There are a number of ways to tackle these types of testing challenges, but many of the approaches resemble an empirical, almost experimental tack: treat the system as a black box and record and measure inputs and outputs.

Security and Fuzzing

One extreme approach to security testing, known as “fuzzing”, treats the target system as a black box and tries to subvert it by feeding it garbage, e.g. in the case of a web application, pass it crazy query string, do a POST with a large amount to binary data instead of a simple GET, send it bogus cookies, etc. Now do this a massive number of times with randomly generated attacks. See what breaks. (See here for a list of web fuzzing tools.) The nice thing about fuzzing from a agile development perspective is that is can be automated and, as long as it is black box, doesn’t have to be constantly updated the way interface level tests (i.e. Selenium) do.

The Myth of Code Coverage

If you do Unit Testing, you want to measure how good of a job you are doing. Thus we make use of code coverage tools to see what percentage of line and branch coverage we have. Where code “coverage” is somewhat misleading is that it doesn’t take into account state, i.e. if you are testing a class and it has instance variables, say two characters that can contain ‘a’ thru ‘z’, then you have 26 * 26 = 676 different possible states. If you add a few more instance variables with larger ranges, some lists of related objects, etc., etc., you can get into some pretty serious state.

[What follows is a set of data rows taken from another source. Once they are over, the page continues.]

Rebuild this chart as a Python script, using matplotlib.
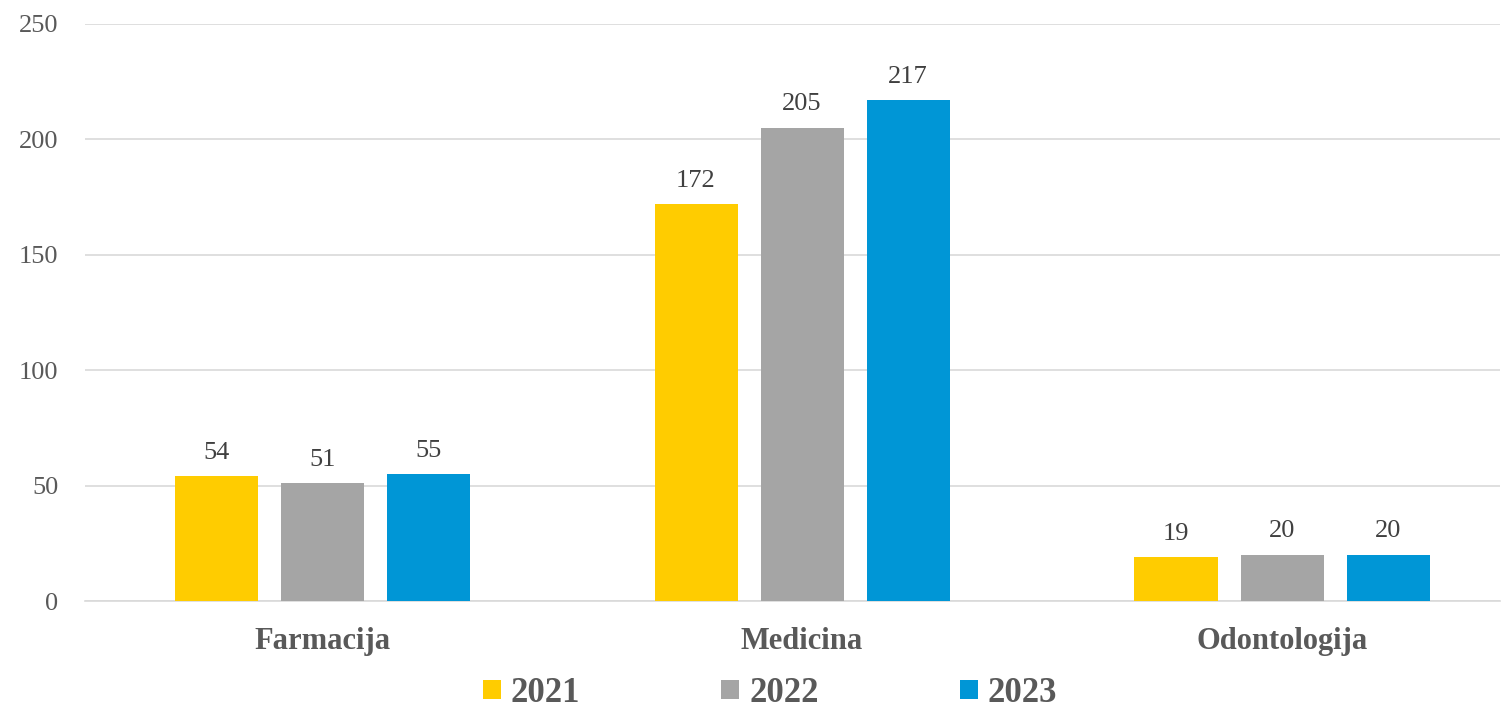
import matplotlib.pyplot as plt
import numpy as np

# donnees
categories = ['Farmacija', 'Medicina', 'Odontologija']
years = ['2021', '2022', '2023']
v2021 = [54, 172, 19]
v2022 = [51, 205, 20]
v2023 = [55, 217, 20]
colors = ['#FFCC00', '#A5A5A5', '#0096D6']

plt.rcParams['font.family'] = ['Liberation Serif', 'DejaVu Serif']

fig = plt.figure(figsize=(15.01, 7.14), dpi=100)
ax = fig.add_axes([85/1501, 113/714, 1415/1501, 577/714])

x = np.arange(len(categories))
w = 0.173
step = 0.221
series = [v2021, v2022, v2023]
for i, vals in enumerate(series):
    bars = ax.bar(x + (i - 1) * step, vals, w, color=colors[i], label=years[i], zorder=3)
    for b, v in zip(bars, vals):
        ax.annotate(str(v), (b.get_x() + b.get_width() / 2, v),
                    xytext=(0, 9), textcoords='offset points',
                    ha='center', va='bottom', fontsize=19, color='#404040')

ax.set_xlim(-0.494, 2.454)
ax.set_ylim(0, 250)
ax.set_yticks(range(0, 251, 50))
ax.yaxis.grid(True, color='#D9D9D9', linewidth=1.2, zorder=0)
for s in ['top', 'right', 'left']:
    ax.spines[s].set_visible(False)
ax.spines['bottom'].set_color('#D9D9D9')
ax.spines['bottom'].set_linewidth(1.2)
ax.tick_params(axis='y', length=0, pad=19, labelsize=19, labelcolor='#595959')
ax.tick_params(axis='x', length=0, pad=19)
ax.set_xticks(x)
ax.set_xticklabels(categories, fontsize=22, fontweight='bold', color='#595959')

leg = fig.legend(loc='lower center', bbox_to_anchor=(0.513, -0.038), ncol=3, frameon=False,
                 handlelength=0.52, handleheight=0.5, handletextpad=0.29,
                 columnspacing=4.06, prop={'size': 25, 'weight': 'bold'})
for t in leg.get_texts():
    t.set_color('#595959')

plt.savefig('out.png', dpi=100)
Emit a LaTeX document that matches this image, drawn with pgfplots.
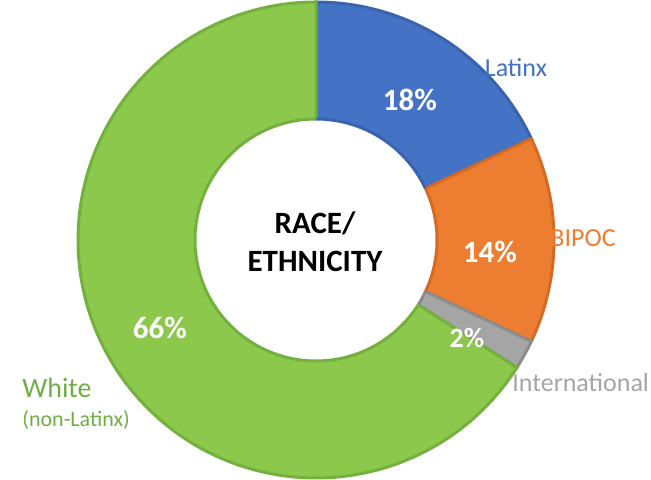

How complex can this get? Consider the case where our class represents a Turing machine, with a tape instance variable, and a finite state instruction set. Testing that class is the same as testing any arbitrary program — very very very hard.

You might scoff and say that your code doesn’t implement anything a silly as a Turing machine, but how many software programs contain an implicit or explicit language — configurable logic for survey applications, extensible behavior for editors, formulas and scripts in spreadsheets — that represent the same sort of complexity?

So, you should still do your Unit Testing, but when your software starts to resemble a programming environment, include large system regression and random walks through the application functionality.